Tayside Police's wildlife liaison officer Allan Stewart welcomed the conviction but said the fine could have been much higher.

The buzzard had been killed with the banned pesticide Carbofuran.

The court heard that there was no legitimate reason for a gamekeeper to have any Carbofuran.

Allison pleaded guilty to three charges. Others, relating to the killing of a crow and a buzzard and the poisoning of protected birds with Carbofuran on 15 March 2002, were dropped by the Crown.

Police reaction

Mr Stewart said: "The level of fine was pretty low.

"The reason these gin traps were banned was because they are a particularly cruel type of trap.

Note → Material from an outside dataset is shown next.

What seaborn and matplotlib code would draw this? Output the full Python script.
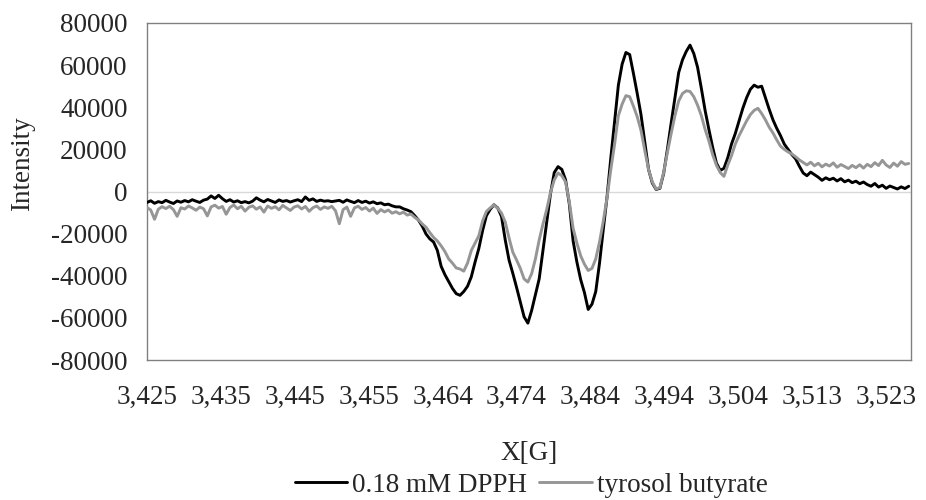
import numpy as np
import pandas as pd
import matplotlib
matplotlib.use("Agg")
import matplotlib.pyplot as plt
import seaborn as sns

# field labels shown under the axis (Excel category labels)
tick_labels = ["3,425", "3,435", "3,445", "3,455", "3,464", "3,474",
               "3,484", "3,494", "3,504", "3,513", "3,523"]

# intensities, one value every 0.5 G from 3425 G
dpph_flat = [
    -5200, -4400, -5600, -4800, -5300, -4200, -5000, -5700, -4500, -5100,
    -4300, -4900, -3900, -4600, -5200, -4100, -3600, -2100, -3300, -1800,
    -3400, -4700, -3900, -5000, -4400, -5300, -4800, -5400, -4600, -3000,
    -4100, -4900, -3800, -4500, -5200, -4000, -4700, -4300, -5000, -4400,
    -3900, -4800, -2600, -4200, -3500, -4700, -4100, -4600, -4400, -4800,
    -4500, -4200, -5100, -4000, -4700, -5300, -4300, -5200, -4600, -5500,
    -4900, -5800, -5400, -6300, -6000, -6800, -7300,
]
dpph_signal = [
    -7300, -8200, -8800, -9600, -11500, -13600, -16500, -20200, -22500, -24000,
    -28000, -35500, -39500, -42800, -46000, -48500, -49300, -47500, -45000, -40500,
    -33500, -27000, -18500, -11500, -8500, -6300, -7800, -11800, -23000, -32500,
    -38800, -45500, -52500, -59500, -62500, -56500, -49000, -41500, -28000, -14800,
    -1000, 9000, 11800, 10500, 5500, -6000, -23500, -33500, -41800, -48000,
    -56000, -53500, -47500, -34000, -18000, -2500, 16000, 33000, 50500, 60500,
    66000, 65000, 56000, 46500, 36500, 23500, 10500, 4000, 1000, 1500,
    8500, 20000, 32500, 44500, 56500, 62500, 66500, 69500, 65500, 59000,
    49000, 38500, 29500, 21000, 13500, 10000, 11000, 16000, 22500, 27500,
    33500, 39500, 44500, 48500, 50500, 49500, 50000, 44500, 39000, 34000,
    30000, 26500, 22500, 20000, 17500, 15500, 12000, 8800,
]
dpph_tail = [
    7500, 9200, 8000, 6800, 5300, 6500, 5600, 6300, 5000, 6100,
    4600, 5400, 4200, 4900, 3700, 4500, 3300, 2500, 3800, 2100,
    3000, 1500, 2600, 1900, 1200, 2200, 1400, 2500,
]

tyrosol_flat = [
    -7600, -8800, -13200, -8400, -7200, -8100, -7000, -8600, -11800, -7700,
    -8300, -6900, -7800, -8900, -7400, -8200, -11600, -7300, -6500, -7900,
    -7100, -10800, -7600, -6400, -8200, -7000, -9300, -7500, -6800, -8400,
    -7300, -9800, -6900, -8000, -7200, -8700, -6600, -7800, -9000, -7400,
    -6800, -8300, -7100, -9400, -7700, -6900, -8500, -7300, -8000, -7000,
    -9200, -15300, -8600, -7400, -11800, -7800, -7000, -8500, -7600, -9300,
    -7900, -10400, -8600, -9700, -8800, -10300, -9600,
]
tyrosol_signal = [
    -10600, -9800, -11200, -10700, -12300, -13500, -15400, -17000, -19500, -21800,
    -23500, -25800, -28500, -32000, -34000, -36300, -36800, -37800, -34000, -28000,
    -24500, -21000, -14000, -9500, -7800, -6300, -8000, -10200, -14500, -22000,
    -28800, -32500, -36500, -41500, -43000, -39000, -32000, -23000, -15500, -8500,
    -500, 5500, 8800, 7500, 4500, -5000, -17500, -24500, -30500, -34500,
    -37500, -36500, -32000, -24000, -14000, -3000, 10500, 22500, 36000, 41500,
    45500, 45000, 40500, 35500, 29000, 19500, 10500, 4500, 1200, 1800,
    9000, 18500, 27500, 36000, 43000, 46500, 47800, 47500, 45000, 41000,
    36000, 29500, 24000, 17500, 12500, 9000, 7200, 12500, 17000, 22500,
    26500, 30000, 33500, 36500, 38500, 39500, 37000, 34000, 30500, 27800,
    24500, 21500, 20000, 18800, 17800, 16500, 15000, 13800,
]
tyrosol_tail = [
    12600, 13900, 12200, 13400, 11700, 13000, 12100, 13600, 11500, 12800,
    11900, 10900, 12400, 11300, 12700, 11100, 12900, 11800, 13700, 12300,
    14800, 12600, 11400, 13500, 12000, 14200, 12900, 13300,
]

dpph = dpph_flat + dpph_signal + dpph_tail
tyrosol = tyrosol_flat + tyrosol_signal + tyrosol_tail

# magnetic field sweep (G)
field = np.linspace(3425, 3526, len(dpph))

df = pd.DataFrame({"X[G]": field, "0.18 mM DPPH": dpph, "tyrosol butyrate": tyrosol})
long_df = df.melt(id_vars="X[G]", var_name="series", value_name="Intensity")

sns.set_style("white")
plt.rcParams["font.family"] = ["Liberation Serif", "DejaVu Serif"]
plt.rcParams["font.size"] = 19.5

fig = plt.figure(figsize=(9.26, 5.0), dpi=100)
ax = fig.add_axes([147 / 926, 140 / 500, 764 / 926, 337 / 500])

ax.axhline(0, color="#d9d9d9", linewidth=1.0, zorder=1)

sns.lineplot(
    data=long_df, x="X[G]", y="Intensity", hue="series",
    palette={"0.18 mM DPPH": "#000000", "tyrosol butyrate": "#969696"},
    linewidth=2.1, ax=ax, zorder=3,
)

ax.set_xlim(3425, 3526.3)
ax.set_ylim(-80000, 80000)
ax.set_xticks(3425 + 9.8 * np.arange(len(tick_labels)))
ax.set_xticklabels(tick_labels)
ax.set_yticks(range(-80000, 80001, 20000))
ax.set_yticklabels([str(v) for v in range(-80000, 80001, 20000)])
ax.tick_params(axis="both", length=0, labelsize=19.5)
ax.tick_params(axis="x", pad=18)
ax.tick_params(axis="y", pad=14)

for s in ax.spines.values():
    s.set_color("#808080")
    s.set_linewidth(1.0)

ax.set_xlabel("X[G]", fontsize=19.5)
ax.xaxis.set_label_coords(0.5, -0.24)
ax.set_ylabel("Intensity", fontsize=19.5)
ax.yaxis.set_label_coords(-0.147, 0.583)

handles, labels = ax.get_legend_handles_labels()
ax.get_legend().remove()
fig.legend(handles, labels, loc="center", bbox_to_anchor=(531 / 926, 0.03),
           ncol=2, frameon=False, fontsize=19.5, handlelength=1.93,
           handletextpad=0.18, columnspacing=0.47, borderpad=0, borderaxespad=0)

fig.savefig("out.png", dpi=100)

"There is no way they kill the animal instantly and if they are not checked then the animal, which is caught by its legs, would starve to death.

"Nearly every case where we respond to a poisoning allegation we encounter other breaches of legislation and that was the case here.

"Carbofuran is desperate stuff and that is the main poison used for illegally killing birds and mammals. It attacks the nervous system."

'Conviction more important'

Keith Morton, investigations officer with RSPB Scotland, said: "We're pleased to see yet another successful conclusion to an inquiry into a wildlife case.

"We're not unhappy with the level of the fine. Courts have to take into account people's means as declared at the time of conviction.

"At the end of the day, it's the fact of the conviction that's more important from our point of view."